Asia

I agree that Britain is a work in progress. But let’s be wary of distorting the past | Letter


Mihir Bose’s experiences in the UK resonate somewhat with my own (I came to Britain from India, fulfilled a dream, and I say this: we’re a great country, but a work in progress, 30 April). In 1966, as a 14-year-old, I arrived at Tilbury Docks on a cold foggy morning aboard the SS Himalaya. My father, on temporary assignment in the UK, was able to get me admission to Westminster City grammar, a five-minute walk from Buckingham Palace. I was the only Indian; the racism I faced was not vicious but muted, often manifested through jokes and accent mimicry.

There is a certain advantage to being a minority of one versus a group. People are more accommodating. However, I still remember the first joke from school: “Did you hear about the Indian who lived with a cow?”

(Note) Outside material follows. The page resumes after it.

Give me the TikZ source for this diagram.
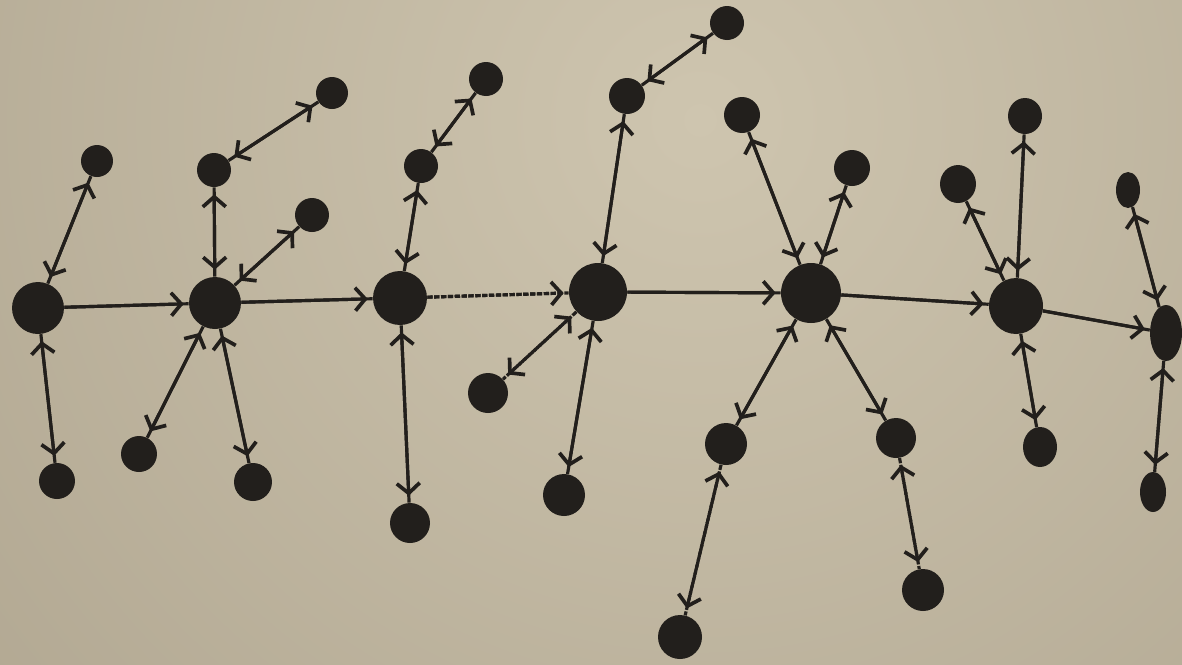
\documentclass[tikz,border=0pt]{standalone}
\usetikzlibrary{arrows.meta,shapes.geometric}
\definecolor{ink}{RGB}{34,31,28}
\definecolor{paperlight}{RGB}{206,197,175}
\definecolor{paperdark}{RGB}{146,135,114}
\begin{document}
\begin{tikzpicture}[x=0.02cm,y=-0.02cm,
  dot/.style 2 args={ellipse, fill=ink, draw=none, inner sep=0pt,
    minimum width=#1*0.04cm, minimum height=#2*0.04cm},
  >={Straight Barb[length=0.2cm,width=0.46cm,line width=2.1pt]},
  stem/.style={draw=ink, line width=1.8pt},
  link/.style={draw=ink, line width=1.8pt, <->,
    shorten <=0.14cm, shorten >=0.14cm},
  flow/.style={draw=ink, line width=1.8pt, ->, shorten >=0.1cm},
  grainy/.style={dash pattern=on 3pt off 0.9pt}]
% paper
\useasboundingbox (0,0) rectangle (1182,664);
\clip (0,0) rectangle (1182,664);
\shade[inner color=paperlight, outer color=paperdark] (700,120) circle (40cm);

% hubs along the main chain
\node[dot={26}{26}] (H1) at (38,308) {};
\node[dot={26}{26}] (H2) at (215,303) {};
\node[dot={27}{27}] (H3) at (400,298) {};
\node[dot={29}{29}] (H4) at (598,292) {};
\node[dot={30}{30}] (H5) at (811,293) {};
\node[dot={27}{28}] (H6) at (1016,306) {};
\node[dot={16}{28}] (H7) at (1166,333) {};

% leaves
\node[dot={16}{16}] (a1) at (97,161) {};
\node[dot={18}{18}] (a2) at (57,481) {};
\node[dot={17}{17}] (b1) at (214,170) {};
\node[dot={16}{16}] (b2) at (332,93) {};
\node[dot={17}{17}] (b3) at (312,215) {};
\node[dot={18}{18}] (b4) at (139,454) {};
\node[dot={19}{19}] (b5) at (253,482) {};
\node[dot={17}{17}] (c1) at (421,166) {};
\node[dot={17}{17}] (c2) at (486,79) {};
\node[dot={20}{20}] (c3) at (488,393) {};
\node[dot={20}{20}] (c4) at (410,523) {};
\node[dot={18}{18}] (d1) at (627,96) {};
\node[dot={17}{17}] (d2) at (727,23) {};
\node[dot={21}{21}] (d3) at (564,495) {};
\node[dot={18}{18}] (e1) at (742,115) {};
\node[dot={18}{18}] (e2) at (852,168) {};
\node[dot={21}{21}] (e3) at (726,444) {};
\node[dot={20}{20}] (e4) at (896,438) {};
\node[dot={22}{22}] (e5) at (680,637) {};
\node[dot={21}{21}] (e6) at (923,590) {};
\node[dot={18}{19}] (f1) at (958,184) {};
\node[dot={17}{18}] (f2) at (1025,116) {};
\node[dot={17}{20}] (f3) at (1040,447) {};
\node[dot={12}{18}] (g1) at (1128,190) {};
\node[dot={13}{20}] (g2) at (1153,492) {};

% main chain, left to right
\foreach \a/\b in {H1/H2, H2/H3, H4/H5, H5/H6, H6/H7} {
  \draw[stem] (\a) -- (\b);
  \draw[flow] (\a) -- (\b);
}
\draw[stem, grainy] (H3) -- (H4);
\draw[flow, grainy] (H3) -- (H4);

% two-way links
\foreach \a/\b in {H1/a1, H1/a2, H2/b1, b1/b2, H2/b3, H2/b4, H2/b5,
                   H3/c1, c1/c2, H3/c4, H4/d1, d1/d2, H4/d3,
                   H5/e1, H5/e2, H5/e3, H5/e4,
                   H6/f1, H6/f2, H6/f3, H7/g1, H7/g2} {
  \draw[stem] (\a) -- (\b);
  \draw[link] (\a) -- (\b);
}
\foreach \a/\b in {H4/c3, e3/e5, e4/e6} {
  \draw[stem, grainy] (\a) -- (\b);
  \draw[link, grainy] (\a) -- (\b);
}
\end{tikzpicture}
\end{document}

“Really, what about the smell?”

“No problem, the cow got used to it.” Having never lived with a cow, I struggled to understand it at the time, but felt the peer pressure to join in the laughter anyway.

Now, after spending most of my life abroad and residing between Bengaluru and London, I too perceive Britain as a work in progress, but experience it as well ahead of the other mature democracies in the west, at least in the context of diversity. Although I agree with Bose on the need to come to terms with the past, I dread to think how impractical it could turn out to be. We live in a world where not only do we have the online tools to confabulate the present, but also to instantly reframe our past.

For those determined to edit the past with skewed narratives just to endorse their own agendas, this has now become a dangerous weapon of mass distortion. Distortion of our past seemed much more manageable when it was confined to just history books.